Enorme la trascendencia del acuerdo político firmado en La Habana: nunca en su historia se habían comprometido las Farc a dejar las armas y a hacer política en la legalidad, mientras el Estado ensancha la democracia. Nunca un comandante del Ejército, el general Rodríguez, había prometido con tanta convicción proteger los derechos y libertades de la guerrilla que ingrese a la civilidad. César Caballero infiere de su última encuesta que “hay apoyo contundente de los líderes de opinión al proceso de paz”; y Omar Yepes, jefe del Conservatismo, acoge la representación política que se les daría a las Farc. El acuerdo de participación política se suma al agrario, para encarar el conflicto desde sus flancos más dolorosos: la inequidad en el campo y la democracia restringida.
Todo ello ceñido a la Constitución. Así el acuerdo político como el agrario confirman que no se montó la mesa de diálogo para instaurar el castro-chavismo en el país, ni para hacer la revolución por decreto. Aunque lo firmado a la fecha sí apunta, tras un siglo de rezago, a las reformas agraria y política que las mayorías reclamaron siempre e inspiraron el nacimiento de las Farc. El desplome del Muro de Berlín terminó por evidenciar la dualidad del discurso de esta guerrilla que cubría de radicalismos pueriles o ajenos a lo nuestro la pepa de su reivindicación histórica: el viejo programa agrario y democrático de Marulanda. También las Farc a la zaga de la historia, dan hoy el timonazo que todas las guerrillas del continente protagonizaron hace casi 30 años, con la caída de las dictaduras, para contribuir al viraje hacia el abanico de socialdemocracias que hoy se abre. Pero Colombia no era otra dictadura, era una democracia recortada. Y tras la Constitución del 91, por deslucida que ande, las Farc y el ELN resultan ser anacronismos. Y su guerra derivó en atrocidades que ofenden a la nación entera.
Así como las Farc vuelven por los fueros de un reformismo liberal moderno (aunque puedan después endurecer el tono), Pepe Mujica, viejo guerrillero Tupamaro y hoy presidente de Uruguay, transitó del marxismo hacia una socialdemocracia adaptada a los tiempos de la globalización. Así Dilma Rousseff, otra exguerrillera que gobierna el Brasil. Los Tupamaros empezaron por la crítica de las armas, para tornar a la legalidad en 1985 bajo la divisa de que “es preferible la peor democracia que la mejor dictadura”. Se unieron al Frente Amplio y conquistaron la Presidencia en 2010. En su discurso de posesión, reivindicó Mujica el inconformismo de su juventud, para construir una sociedad mejor. Admitió que respeta el socialismo del siglo XXI, pero dijo que el suyo sería distinto, un camino de construcción, más autogestionario. Cuando pase Chávez –declaró- no habrá construido ningún socialismo. De los gobiernos de izquierda en América Latina dijo que “no se debe ir tan a la izquierda como pensábamos hace 40 años ni tan a la derecha como los que vimos. La aguja parece que se va arrimando al centro”. En efecto, el Frente Amplio se acerca más a una economía social de mercado que al socialismo marxista de los Tupamaros. Ejemplo aleccionador.
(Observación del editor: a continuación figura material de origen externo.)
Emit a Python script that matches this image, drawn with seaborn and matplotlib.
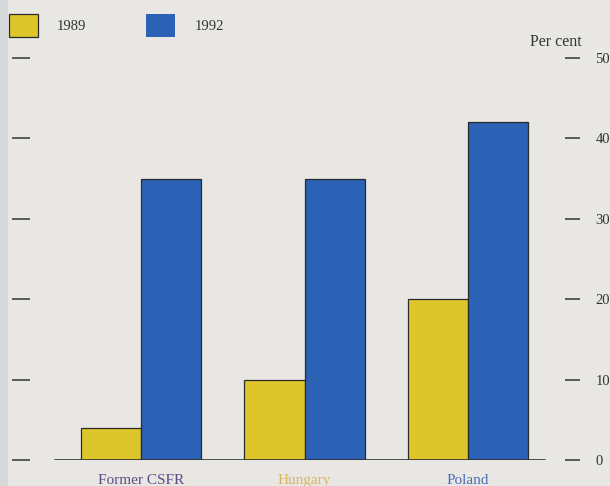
import matplotlib
matplotlib.use("Agg")
import matplotlib.pyplot as plt
import matplotlib.patches as mpatches
import pandas as pd
import seaborn as sns

# Data (per cent)
countries = ["Former CSFR", "Hungary", "Poland"]
years = ["1989", "1992"]
values_1989 = [4, 10, 20]
values_1992 = [35, 35, 42]
y_ticks = [0, 10, 20, 30, 40, 50]
country_colors = ["#5a4d86", "#d9b660", "#4b6db4"]

df = pd.DataFrame({
    "country": countries * 2,
    "year": [years[0]] * 3 + [years[1]] * 3,
    "value": values_1989 + values_1992,
})

sns.set_theme(style="white")
plt.rcParams["font.family"] = ["Liberation Serif", "DejaVu Serif"]

W, H, DPI = 610, 486, 100
bg = "#e8e7e4"
fig = plt.figure(figsize=(W / DPI, H / DPI), dpi=DPI, facecolor=bg)

# left grey strip of the page
fig.patches.append(mpatches.Rectangle((0, 0), 8 / W, 1, transform=fig.transFigure,
                                      facecolor="#d6d9d9", edgecolor="none", zorder=0))

# axes geometry in pixels
ax_l, ax_r = 30, 565
ax_b, ax_t = 460, 58
ax = fig.add_axes([ax_l / W, (H - ax_b) / H, (ax_r - ax_l) / W, (ax_b - ax_t) / H])
ax.set_facecolor("none")

# second axis only carries the unlabelled left-hand ticks
ax2 = ax.twinx()

palette = {"1989": "#ddc62c", "1992": "#2c62b6"}
sns.barplot(data=df, x="country", y="value", hue="year", palette=palette,
            width=0.734, edgecolor="#2a2a2a", linewidth=0.9, saturation=1,
            ax=ax, zorder=3)

# category spacing 163.5 px, first centre at 141 px
step = 163.5
ax.set_xlim(-(141 - ax_l) / step, 2 + (ax_r - 468) / step)
ax.set_ylim(0, 50)
ax2.set_ylim(0, 50)

for a in (ax, ax2):
    for s in a.spines.values():
        s.set_visible(False)

# baseline
ax.axhline(0, xmin=(55 - ax_l) / (ax_r - ax_l), xmax=(545 - ax_l) / (ax_r - ax_l),
           color="#333333", lw=1.2, zorder=4)

# right-hand ticks with labels
ax.yaxis.set_ticks_position("right")
ax.yaxis.set_label_position("right")
ax.set_yticks(y_ticks)
ax.set_yticklabels([str(v) for v in y_ticks])
ax.tick_params(axis="y", which="major", right=True, left=False, direction="out",
               length=10.8, width=1.1, color="#333333", pad=11,
               labelsize=10.5, labelcolor="#333333", labelright=True, labelleft=False)

# left-hand ticks without labels
ax2.yaxis.set_ticks_position("left")
ax2.set_yticks(y_ticks)
ax2.tick_params(axis="y", left=True, right=False, direction="out", length=13,
                width=1.1, color="#333333", labelleft=False, labelright=False)

# category labels
ax.set_xlabel("")
ax.set_ylabel("")
ax2.set_ylabel("")
ax.tick_params(axis="x", length=0, pad=10, labelsize=11)
for lab, c in zip(ax.get_xticklabels(), country_colors):
    lab.set_color(c)

fig.text(582 / W, 1 - 42 / H, "Per cent", ha="right", va="center",
         fontsize=11.5, color="#333333")

sns.move_legend(ax, loc="upper left", bbox_to_anchor=(9 / W, 1 - 14 / H),
                bbox_transform=fig.transFigure, ncol=2, frameon=False, title=None,
                handlelength=2.0, handleheight=2.0, handletextpad=1.3,
                columnspacing=4.1, borderpad=0, borderaxespad=0, fontsize=10.5)
leg = ax.get_legend()
for t in leg.get_texts():
    t.set_color("#333333")
leg.legend_handles[1].set_edgecolor("none")

fig.savefig("out.png", dpi=DPI, facecolor=bg)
La disyuntiva entre guerra y paz será el fiel de la balanza en las elecciones del 14. Meter Schechter, director del Centro para América Latina en Washington, dijo que pocos presidentes han corrido los riesgos políticos de Santos con la paz: no juega él a la negociación, sino que está jugado por la negociación, así con ello pierda la Presidencia. Y sí, animado por los logros sin precedentes en La Habana y aludiendo a los “buitres” de la guerra, instó Santos a desterrar el miedo, pues “el miedo nos encadena al pasado”.